• [Set exercise]
Take the lines from the one with "Clone this diagram in TikZ." through the one with "at (6.625, -15.65)", both ends kept, and reproduce them exactly without the pictures.

• [Data provided]
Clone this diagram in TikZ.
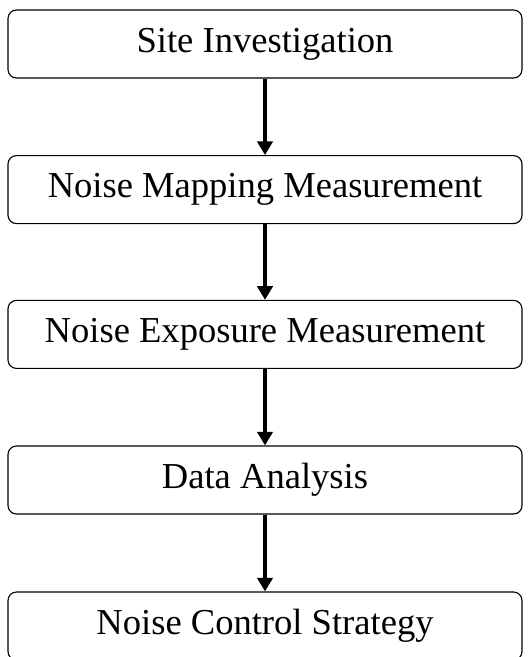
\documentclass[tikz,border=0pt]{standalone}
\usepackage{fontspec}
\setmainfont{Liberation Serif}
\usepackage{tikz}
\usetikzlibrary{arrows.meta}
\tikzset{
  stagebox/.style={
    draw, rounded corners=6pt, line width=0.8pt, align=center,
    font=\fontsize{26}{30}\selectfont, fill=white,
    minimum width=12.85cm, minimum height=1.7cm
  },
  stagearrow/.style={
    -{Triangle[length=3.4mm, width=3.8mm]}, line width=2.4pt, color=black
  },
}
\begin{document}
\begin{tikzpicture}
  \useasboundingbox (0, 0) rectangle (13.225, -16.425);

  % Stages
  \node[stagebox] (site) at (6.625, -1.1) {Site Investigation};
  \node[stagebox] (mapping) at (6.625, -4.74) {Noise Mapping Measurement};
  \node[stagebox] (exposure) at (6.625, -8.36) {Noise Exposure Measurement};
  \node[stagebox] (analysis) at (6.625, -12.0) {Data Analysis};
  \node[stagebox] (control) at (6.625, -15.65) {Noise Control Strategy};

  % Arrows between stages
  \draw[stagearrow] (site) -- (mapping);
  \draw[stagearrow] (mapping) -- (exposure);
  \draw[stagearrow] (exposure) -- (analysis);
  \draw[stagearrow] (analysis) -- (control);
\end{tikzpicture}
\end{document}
...
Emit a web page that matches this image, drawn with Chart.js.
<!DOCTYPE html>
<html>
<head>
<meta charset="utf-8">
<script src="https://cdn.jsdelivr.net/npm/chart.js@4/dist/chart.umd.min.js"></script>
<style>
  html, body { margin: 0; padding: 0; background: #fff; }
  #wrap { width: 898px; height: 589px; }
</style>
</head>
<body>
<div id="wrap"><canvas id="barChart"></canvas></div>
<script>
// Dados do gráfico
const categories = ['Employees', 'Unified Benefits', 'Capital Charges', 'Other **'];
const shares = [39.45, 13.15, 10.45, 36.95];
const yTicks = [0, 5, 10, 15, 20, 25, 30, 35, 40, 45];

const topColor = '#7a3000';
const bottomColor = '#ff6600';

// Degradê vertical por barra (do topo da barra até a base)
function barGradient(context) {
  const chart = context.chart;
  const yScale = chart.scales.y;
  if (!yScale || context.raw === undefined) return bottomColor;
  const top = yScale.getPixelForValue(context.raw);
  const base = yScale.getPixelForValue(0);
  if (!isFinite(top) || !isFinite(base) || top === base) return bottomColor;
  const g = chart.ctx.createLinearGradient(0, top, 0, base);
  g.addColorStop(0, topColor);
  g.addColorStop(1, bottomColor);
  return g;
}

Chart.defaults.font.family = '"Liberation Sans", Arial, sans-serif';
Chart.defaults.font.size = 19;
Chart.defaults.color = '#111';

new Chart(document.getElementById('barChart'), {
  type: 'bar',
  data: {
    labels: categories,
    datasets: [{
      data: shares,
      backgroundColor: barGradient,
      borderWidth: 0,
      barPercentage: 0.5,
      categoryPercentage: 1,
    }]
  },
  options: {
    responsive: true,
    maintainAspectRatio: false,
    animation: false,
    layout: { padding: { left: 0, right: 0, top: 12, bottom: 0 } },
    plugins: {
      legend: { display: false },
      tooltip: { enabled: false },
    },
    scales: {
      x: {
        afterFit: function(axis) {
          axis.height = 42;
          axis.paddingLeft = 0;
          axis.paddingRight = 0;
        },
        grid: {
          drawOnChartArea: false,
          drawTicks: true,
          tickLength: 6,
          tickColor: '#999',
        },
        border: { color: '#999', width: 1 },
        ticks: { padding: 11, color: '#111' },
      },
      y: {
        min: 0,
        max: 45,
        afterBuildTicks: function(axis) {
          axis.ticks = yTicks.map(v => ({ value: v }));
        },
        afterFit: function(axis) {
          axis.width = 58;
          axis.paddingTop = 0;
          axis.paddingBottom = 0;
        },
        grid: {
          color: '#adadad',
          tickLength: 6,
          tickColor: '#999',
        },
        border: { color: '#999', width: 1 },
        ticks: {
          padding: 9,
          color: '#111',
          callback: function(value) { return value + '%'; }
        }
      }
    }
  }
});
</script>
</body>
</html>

• [Output below]
Clone this diagram in TikZ.
\documentclass[tikz,border=0pt]{standalone}
\usepackage{fontspec}
\setmainfont{Liberation Serif}
\usepackage{tikz}
\usetikzlibrary{arrows.meta}
\tikzset{
  stagebox/.style={
    draw, rounded corners=6pt, line width=0.8pt, align=center,
    font=\fontsize{26}{30}\selectfont, fill=white,
    minimum width=12.85cm, minimum height=1.7cm
  },
  stagearrow/.style={
    -{Triangle[length=3.4mm, width=3.8mm]}, line width=2.4pt, color=black
  },
}
\begin{document}
\begin{tikzpicture}
  \useasboundingbox (0, 0) rectangle (13.225, -16.425);

  % Stages
  \node[stagebox] (site) at (6.625, -1.1) {Site Investigation};
  \node[stagebox] (mapping) at (6.625, -4.74) {Noise Mapping Measurement};
  \node[stagebox] (exposure) at (6.625, -8.36) {Noise Exposure Measurement};
  \node[stagebox] (analysis) at (6.625, -12.0) {Data Analysis};
  \node[stagebox] (control) at (6.625, -15.65) {Noise Control Strategy};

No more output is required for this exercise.